If anyone out there does know about modern paint matches and/or codes for postwar Gibson lap steels, please clue us in! It's my suspicion that -- since the market for postwar Gibson lap steels is a mere drop in the ocean compared to postwar Fender and Gibson Spanish guitars -- no one has bothered to research the subject. No doubt the paint codes are out there somewhere. Lots of 1950s cars were painted in similar corals and blue-greens. In fact, I vaguely remember a late '50s/early '60s two-tone coral and white Rambler Classic that my dad had for a second car when I was a kid. And I've seen Nash Metropolitans at vintage car shows painted a similar color.
Such info would have come in handy three years ago when I repainted this one:
I couldn't find any paint to match, or any codes for a blue-green Century Deluxe anywhere, so I ended up painting it Lake Placid Blue Metallic with rattle cans from Guitar ReRanch. It turned out okay; I'm happy with it. Sadly, the Deluxe was a complete basketcase when I bought it, and it had no serial number. Otherwise I would have preferred to leave it as is.

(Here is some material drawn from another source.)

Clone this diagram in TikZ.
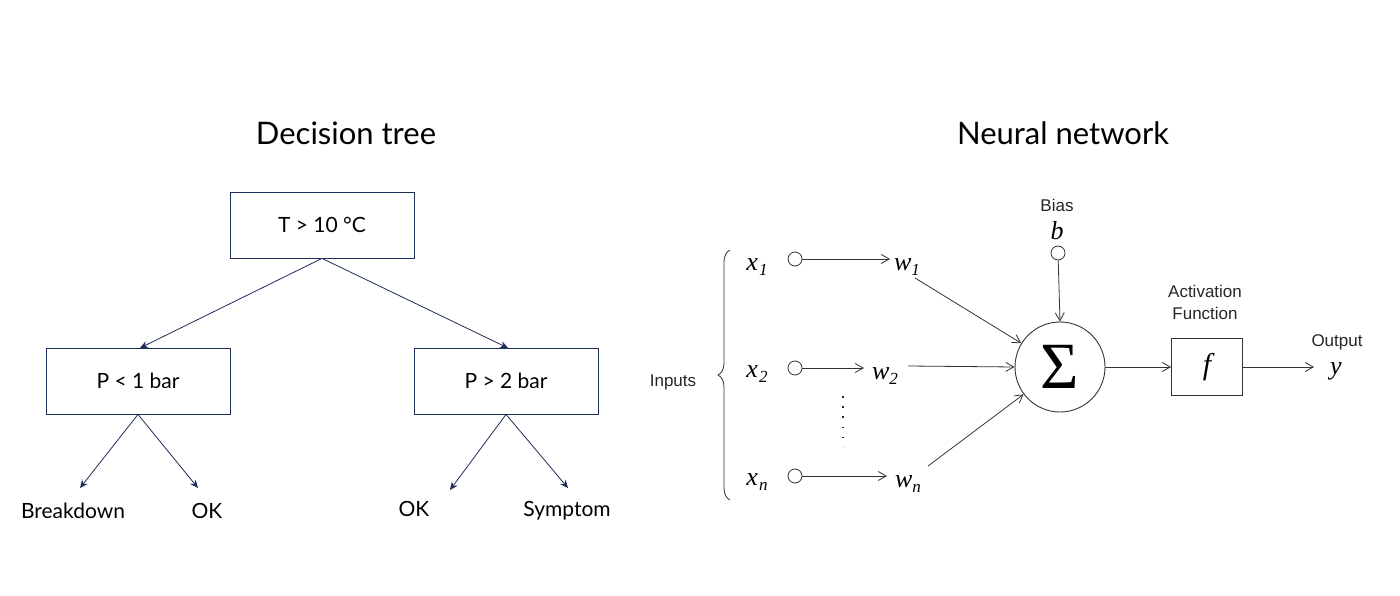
\documentclass[tikz,border=0pt]{standalone}
\usepackage{fontspec}
\setmainfont{Lato}
\newfontfamily\arial{Liberation Sans}
\newfontfamily\tms{Liberation Serif}
\usetikzlibrary{arrows.meta,decorations.pathreplacing}
\definecolor{navy}{HTML}{1F2D5A}
\tikzset{
 dbox/.style={draw=navy,line width=0.8pt,minimum width=184pt,minimum height=66pt,inner sep=0pt,font=\fontsize{21}{25}\selectfont},
 dlab/.style={font=\fontsize{21}{25}\selectfont,inner sep=0pt},
 darr/.style={navy,line width=0.8pt,-{Stealth[length=8pt,width=7pt]}},
 ttl/.style={font=\fontsize{31}{36}\selectfont,inner sep=0pt},
 nlab/.style={font=\arial\fontsize{17}{20}\selectfont,inner sep=0pt,text=black!85},
 mth/.style={font=\tms\itshape\fontsize{26}{30}\selectfont,inner sep=0pt},
 inc/.style={draw=black!80,line width=0.8pt,circle,minimum size=14pt,inner sep=0pt},
 narr/.style={black!80,line width=0.8pt,-{Straight Barb[length=8pt,width=9pt]}},
}
\newcommand{\subs}[1]{\raisebox{-5pt}{\fontsize{17}{20}\selectfont #1}}
\begin{document}
\begin{tikzpicture}[x=1pt,y=-1pt]
\useasboundingbox (0,0) rectangle (1400,596);
% decision tree
\node[ttl] (t1) at (346,133) {Decision tree};
\node[dbox] (top) at (322,225) {T > 10 °C};
\node[dbox] (lb) at (138,381) {P < 1 bar};
\node[dbox] (rb) at (506,381) {P > 2 bar};
\coordinate (lt) at (140,348); \coordinate (rt) at (508,348);
\draw[darr] (top.south) -- (lt);
\draw[darr] (top.south) -- (rt);
\coordinate (a1) at (80,488); \coordinate (a2) at (198,488);
\coordinate (a3) at (450,490); \coordinate (a4) at (568,488);
\draw[darr] (lb.south) -- (a1);
\draw[darr] (lb.south) -- (a2);
\draw[darr] (rb.south) -- (a3);
\draw[darr] (rb.south) -- (a4);
\node[dlab] (l1) at (73,511) {Breakdown};
\node[dlab] (l2) at (207,511) {OK};
\node[dlab] (l3) at (414,509) {OK};
\node[dlab] (l4) at (567,511) {Symptom};
% neural network
\node[ttl] (t2) at (1063,133) {Neural network};
\node[nlab] (inp) at (673,382) {Inputs};
\coordinate (bt) at (730,250); \coordinate (bb) at (730,500);
\draw[black!80,line width=0.8pt,decorate,decoration={brace,amplitude=12pt}] (bb) -- (bt);
\node[mth] (x1) at (757,267) {x\kern1pt\subs{1}};
\node[mth] (x2) at (757,374) {x\kern1pt\subs{2}};
\node[mth] (xn) at (757,482) {x\kern1pt\subs{n}};
\node[inc] (c1) at (795,259) {};
\node[inc] (c2) at (795,368) {};
\node[inc] (cn) at (795,476) {};
\coordinate (e1) at (890,259); \coordinate (e2) at (864,368); \coordinate (en) at (887,476);
\draw[narr] (c1) -- (e1);
\draw[narr] (c2) -- (e2);
\draw[narr] (cn) -- (en);
\node[mth] (w1) at (907,267) {w\subs{1}};
\node[mth] (w2) at (885,376) {w\subs{2}};
\node[mth] (wn) at (908,484) {w\subs{n}};
\coordinate (d1) at (843,396); \coordinate (d2) at (843,447);
\draw[black!85,line width=1.6pt,dash pattern=on 1.6pt off 8.6pt] (d1) -- (d2);
\node[draw=black!80,line width=0.9pt,circle,minimum size=90pt,inner sep=0pt,font=\tms\fontsize{66}{70}\selectfont] (sum) at (1060,367) {\raisebox{-2pt}{Σ}};
\coordinate (s1) at (915,278); \coordinate (s2) at (908,366); \coordinate (s3) at (928,466);
\draw[narr] (s1) -- (sum);
\draw[narr] (s2) -- (sum.west);
\draw[narr] (s3) -- (sum);
\node[nlab] (bias) at (1057,205) {Bias};
\node[mth] (b) at (1057,231) {b};
\node[inc] (cb) at (1058,253) {};
\draw[narr] (cb) -- (sum.north);
\node[draw=black!80,line width=0.9pt,minimum width=71pt,minimum height=57pt,inner sep=0pt] (f) at (1207,367) {\tms\itshape\fontsize{30}{32}\selectfont f};
\draw[narr] (sum.east) -- (f.west);
\node[nlab,align=center] (act) at (1205,302) {Activation\\[2pt]Function};
\node[nlab] (out) at (1337,342) {Output};
\node[mth] (y) at (1336,371) {y};
\coordinate (ye) at (1314,367);
\draw[narr] (f.east) -- (ye);
\end{tikzpicture}
\end{document}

I got a little luckier with the 1955 coral Century pictured above. It had been harvested for its pickup, electronics, knobs, jackplate, and tuners only -- all of which are easily (if not inexpensively) replaceable. Its important fittings (fretboard, nut, bridge, control cavity cover, the rare coral pickup cover, the fragile molded Plexiglas headstock and bridge covers) were all present and accounted for. The body and paint is decent, although it does exhibit the weather-checking quite common to the Gibson lacquer of that era. Well patina-d, so to speak. All I had to do was procure the missing parts, and slap it back together.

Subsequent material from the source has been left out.